What the exercise asks: In the data below, locate the line containing "Recreate this image" and the line containing "import pandas as pd", then retype both and everything between them exactly. Pictures are not part of the copy.

** Start Material for the task **

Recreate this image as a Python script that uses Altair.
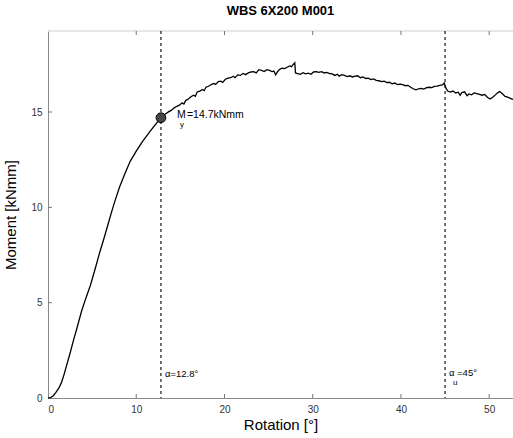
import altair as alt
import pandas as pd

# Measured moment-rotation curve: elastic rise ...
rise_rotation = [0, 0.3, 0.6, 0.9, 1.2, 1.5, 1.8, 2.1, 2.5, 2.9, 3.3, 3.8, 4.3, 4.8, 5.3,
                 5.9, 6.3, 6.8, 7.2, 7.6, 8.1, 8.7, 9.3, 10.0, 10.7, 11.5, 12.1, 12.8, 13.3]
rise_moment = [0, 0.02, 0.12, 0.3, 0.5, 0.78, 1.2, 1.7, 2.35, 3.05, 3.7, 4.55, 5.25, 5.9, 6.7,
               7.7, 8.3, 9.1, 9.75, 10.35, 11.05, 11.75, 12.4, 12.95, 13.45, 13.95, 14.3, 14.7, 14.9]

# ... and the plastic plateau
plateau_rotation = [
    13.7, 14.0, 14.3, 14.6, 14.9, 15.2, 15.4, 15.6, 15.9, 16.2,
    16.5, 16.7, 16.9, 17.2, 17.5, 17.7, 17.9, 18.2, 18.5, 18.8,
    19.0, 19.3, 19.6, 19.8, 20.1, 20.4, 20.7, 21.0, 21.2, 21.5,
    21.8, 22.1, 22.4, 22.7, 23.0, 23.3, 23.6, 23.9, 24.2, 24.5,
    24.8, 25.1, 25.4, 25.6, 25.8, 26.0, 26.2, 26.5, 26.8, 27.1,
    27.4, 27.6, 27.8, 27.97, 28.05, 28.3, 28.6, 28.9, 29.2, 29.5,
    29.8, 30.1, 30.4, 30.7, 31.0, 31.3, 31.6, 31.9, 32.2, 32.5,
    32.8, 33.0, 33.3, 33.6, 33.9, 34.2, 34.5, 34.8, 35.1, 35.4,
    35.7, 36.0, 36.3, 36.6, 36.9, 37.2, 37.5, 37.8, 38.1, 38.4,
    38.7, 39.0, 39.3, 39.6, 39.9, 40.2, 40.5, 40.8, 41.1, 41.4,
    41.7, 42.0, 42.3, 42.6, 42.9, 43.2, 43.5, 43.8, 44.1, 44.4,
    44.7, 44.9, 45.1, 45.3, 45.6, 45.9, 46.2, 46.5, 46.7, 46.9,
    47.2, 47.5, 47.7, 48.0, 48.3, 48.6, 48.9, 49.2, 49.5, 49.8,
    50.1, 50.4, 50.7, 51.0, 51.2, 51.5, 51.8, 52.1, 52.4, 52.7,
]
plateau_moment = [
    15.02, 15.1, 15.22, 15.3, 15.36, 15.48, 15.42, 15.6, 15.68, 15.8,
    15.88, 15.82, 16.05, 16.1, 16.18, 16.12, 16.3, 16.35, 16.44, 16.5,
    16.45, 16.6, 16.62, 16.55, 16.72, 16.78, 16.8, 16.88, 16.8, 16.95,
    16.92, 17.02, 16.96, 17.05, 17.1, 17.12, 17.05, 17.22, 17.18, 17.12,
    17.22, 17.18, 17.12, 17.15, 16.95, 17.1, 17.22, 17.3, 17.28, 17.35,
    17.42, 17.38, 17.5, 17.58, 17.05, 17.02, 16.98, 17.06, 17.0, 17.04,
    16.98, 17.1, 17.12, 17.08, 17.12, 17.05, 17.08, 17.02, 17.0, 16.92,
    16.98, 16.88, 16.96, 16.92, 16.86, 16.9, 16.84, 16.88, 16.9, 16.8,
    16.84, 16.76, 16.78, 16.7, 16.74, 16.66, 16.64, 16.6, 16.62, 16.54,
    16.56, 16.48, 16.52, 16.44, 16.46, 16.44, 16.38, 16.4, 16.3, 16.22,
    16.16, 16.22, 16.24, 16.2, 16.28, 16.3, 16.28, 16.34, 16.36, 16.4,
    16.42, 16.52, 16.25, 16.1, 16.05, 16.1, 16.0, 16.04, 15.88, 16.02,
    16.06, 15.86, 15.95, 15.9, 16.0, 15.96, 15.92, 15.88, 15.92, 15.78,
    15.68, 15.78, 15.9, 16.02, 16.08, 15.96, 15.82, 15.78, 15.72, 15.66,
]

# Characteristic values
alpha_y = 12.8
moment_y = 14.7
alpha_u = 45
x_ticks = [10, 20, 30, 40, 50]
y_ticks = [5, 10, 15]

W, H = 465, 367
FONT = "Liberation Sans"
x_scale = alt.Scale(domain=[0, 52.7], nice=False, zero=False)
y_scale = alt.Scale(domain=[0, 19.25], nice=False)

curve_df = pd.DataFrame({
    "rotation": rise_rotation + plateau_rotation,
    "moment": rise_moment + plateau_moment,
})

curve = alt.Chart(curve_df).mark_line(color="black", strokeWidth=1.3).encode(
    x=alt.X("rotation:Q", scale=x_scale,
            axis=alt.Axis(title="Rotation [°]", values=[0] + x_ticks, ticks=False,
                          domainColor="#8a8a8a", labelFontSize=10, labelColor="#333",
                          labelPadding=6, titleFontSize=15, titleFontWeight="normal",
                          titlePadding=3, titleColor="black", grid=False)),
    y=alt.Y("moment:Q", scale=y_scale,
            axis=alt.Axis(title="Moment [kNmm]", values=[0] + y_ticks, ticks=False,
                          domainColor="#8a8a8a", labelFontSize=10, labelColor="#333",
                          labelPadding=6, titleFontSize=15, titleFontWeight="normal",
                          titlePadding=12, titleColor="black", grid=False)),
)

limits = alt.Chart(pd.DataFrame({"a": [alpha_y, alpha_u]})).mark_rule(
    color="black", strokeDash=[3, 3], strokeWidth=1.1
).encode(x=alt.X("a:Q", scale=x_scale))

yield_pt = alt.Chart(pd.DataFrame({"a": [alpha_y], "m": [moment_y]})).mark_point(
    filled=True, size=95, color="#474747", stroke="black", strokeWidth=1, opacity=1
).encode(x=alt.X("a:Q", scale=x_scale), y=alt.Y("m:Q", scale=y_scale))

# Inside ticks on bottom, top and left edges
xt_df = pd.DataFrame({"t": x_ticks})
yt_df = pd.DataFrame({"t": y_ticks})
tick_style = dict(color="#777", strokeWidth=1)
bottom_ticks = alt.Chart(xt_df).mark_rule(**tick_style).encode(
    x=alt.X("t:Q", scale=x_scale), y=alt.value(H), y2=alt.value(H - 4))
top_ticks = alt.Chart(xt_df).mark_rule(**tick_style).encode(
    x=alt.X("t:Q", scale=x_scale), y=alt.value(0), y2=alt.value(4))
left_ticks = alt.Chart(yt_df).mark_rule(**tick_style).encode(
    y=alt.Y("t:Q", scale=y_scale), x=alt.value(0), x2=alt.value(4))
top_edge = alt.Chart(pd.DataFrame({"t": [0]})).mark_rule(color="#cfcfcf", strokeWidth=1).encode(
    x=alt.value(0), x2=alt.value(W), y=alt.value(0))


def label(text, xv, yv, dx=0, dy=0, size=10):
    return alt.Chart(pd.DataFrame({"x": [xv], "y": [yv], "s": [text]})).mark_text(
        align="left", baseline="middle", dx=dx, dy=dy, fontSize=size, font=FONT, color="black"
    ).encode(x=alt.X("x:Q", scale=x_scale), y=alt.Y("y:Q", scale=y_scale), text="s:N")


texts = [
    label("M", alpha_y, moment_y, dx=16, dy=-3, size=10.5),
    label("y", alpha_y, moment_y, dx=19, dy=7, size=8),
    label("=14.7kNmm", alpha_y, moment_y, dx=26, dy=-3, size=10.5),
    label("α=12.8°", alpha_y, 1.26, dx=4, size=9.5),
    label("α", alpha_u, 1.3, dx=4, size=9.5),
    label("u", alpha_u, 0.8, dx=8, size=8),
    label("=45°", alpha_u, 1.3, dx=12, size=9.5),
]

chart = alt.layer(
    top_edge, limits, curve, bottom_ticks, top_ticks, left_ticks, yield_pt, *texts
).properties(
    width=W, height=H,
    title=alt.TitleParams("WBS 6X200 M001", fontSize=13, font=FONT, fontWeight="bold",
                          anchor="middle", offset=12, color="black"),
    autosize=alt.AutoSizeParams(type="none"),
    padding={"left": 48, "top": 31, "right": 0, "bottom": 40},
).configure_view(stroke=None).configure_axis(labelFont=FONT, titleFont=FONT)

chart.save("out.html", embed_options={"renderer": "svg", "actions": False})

** End Material for the task **
** Start Material for the task **

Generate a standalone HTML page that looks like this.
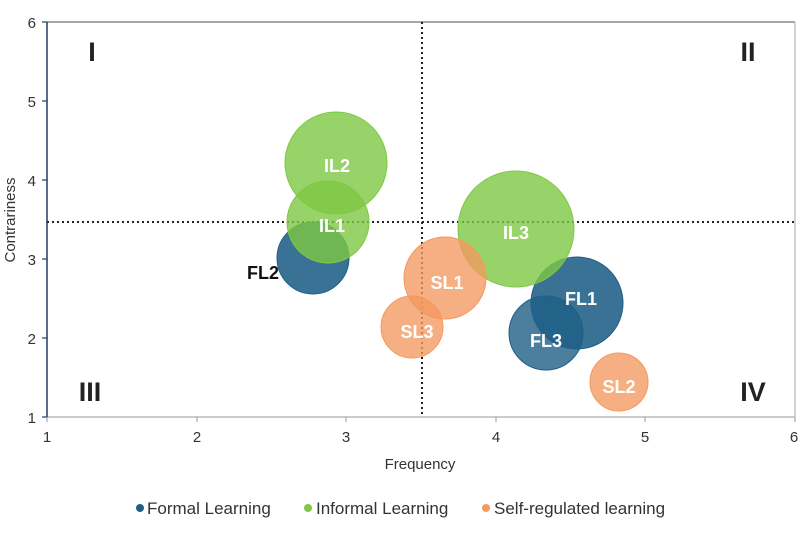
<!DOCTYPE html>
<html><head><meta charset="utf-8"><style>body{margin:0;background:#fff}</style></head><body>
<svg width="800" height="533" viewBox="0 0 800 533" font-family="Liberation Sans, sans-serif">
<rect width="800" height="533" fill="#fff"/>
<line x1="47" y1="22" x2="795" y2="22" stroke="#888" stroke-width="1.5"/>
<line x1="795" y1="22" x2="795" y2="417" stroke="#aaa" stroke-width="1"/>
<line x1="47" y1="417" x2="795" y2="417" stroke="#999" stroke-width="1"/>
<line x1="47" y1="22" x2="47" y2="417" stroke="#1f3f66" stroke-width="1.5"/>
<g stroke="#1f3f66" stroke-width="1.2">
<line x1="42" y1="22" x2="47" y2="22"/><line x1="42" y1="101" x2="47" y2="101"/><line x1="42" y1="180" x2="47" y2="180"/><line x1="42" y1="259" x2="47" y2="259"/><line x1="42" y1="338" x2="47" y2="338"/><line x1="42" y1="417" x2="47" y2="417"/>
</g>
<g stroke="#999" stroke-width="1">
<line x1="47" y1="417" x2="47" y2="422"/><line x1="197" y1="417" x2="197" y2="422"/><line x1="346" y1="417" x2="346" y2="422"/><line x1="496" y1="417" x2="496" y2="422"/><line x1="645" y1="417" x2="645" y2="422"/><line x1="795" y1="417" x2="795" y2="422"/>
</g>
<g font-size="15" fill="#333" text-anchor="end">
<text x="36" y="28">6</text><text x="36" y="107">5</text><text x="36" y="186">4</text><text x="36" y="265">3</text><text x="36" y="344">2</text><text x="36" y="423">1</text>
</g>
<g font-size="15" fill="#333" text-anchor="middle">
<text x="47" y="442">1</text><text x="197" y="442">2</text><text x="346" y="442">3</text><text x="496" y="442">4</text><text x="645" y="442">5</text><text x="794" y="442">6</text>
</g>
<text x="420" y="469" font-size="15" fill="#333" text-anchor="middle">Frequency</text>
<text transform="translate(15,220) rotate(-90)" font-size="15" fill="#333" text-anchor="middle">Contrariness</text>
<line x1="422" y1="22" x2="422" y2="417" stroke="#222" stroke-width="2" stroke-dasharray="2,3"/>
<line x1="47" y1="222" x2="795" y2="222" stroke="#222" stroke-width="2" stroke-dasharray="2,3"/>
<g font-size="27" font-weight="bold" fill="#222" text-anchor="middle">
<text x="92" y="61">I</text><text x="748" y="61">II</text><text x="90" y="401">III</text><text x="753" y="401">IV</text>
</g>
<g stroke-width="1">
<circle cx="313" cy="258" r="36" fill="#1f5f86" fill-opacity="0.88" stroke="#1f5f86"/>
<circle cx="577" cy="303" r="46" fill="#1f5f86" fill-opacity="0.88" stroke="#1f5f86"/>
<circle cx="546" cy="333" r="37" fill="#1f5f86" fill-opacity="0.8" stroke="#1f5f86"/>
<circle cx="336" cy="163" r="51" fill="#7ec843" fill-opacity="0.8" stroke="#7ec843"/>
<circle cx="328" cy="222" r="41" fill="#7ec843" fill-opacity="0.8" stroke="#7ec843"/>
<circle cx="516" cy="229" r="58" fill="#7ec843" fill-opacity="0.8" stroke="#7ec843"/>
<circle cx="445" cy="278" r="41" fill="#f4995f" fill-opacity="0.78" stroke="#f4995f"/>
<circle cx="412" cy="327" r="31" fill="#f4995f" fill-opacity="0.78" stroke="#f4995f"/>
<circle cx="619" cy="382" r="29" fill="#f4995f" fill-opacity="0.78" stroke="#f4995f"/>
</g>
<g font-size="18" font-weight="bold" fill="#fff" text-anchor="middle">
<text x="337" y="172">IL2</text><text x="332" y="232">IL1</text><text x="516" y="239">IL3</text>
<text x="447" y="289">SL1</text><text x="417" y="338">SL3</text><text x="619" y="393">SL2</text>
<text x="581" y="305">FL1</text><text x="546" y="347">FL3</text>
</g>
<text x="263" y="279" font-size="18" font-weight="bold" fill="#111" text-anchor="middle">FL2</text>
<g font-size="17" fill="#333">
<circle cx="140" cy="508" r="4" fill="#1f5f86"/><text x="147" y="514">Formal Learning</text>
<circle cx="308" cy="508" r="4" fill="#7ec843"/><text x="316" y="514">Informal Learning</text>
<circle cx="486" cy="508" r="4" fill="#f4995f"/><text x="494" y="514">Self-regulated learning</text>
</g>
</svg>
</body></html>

** End Material for the task **

Task response:
Recreate this image as a Python script that uses Altair.
import altair as alt
import pandas as pd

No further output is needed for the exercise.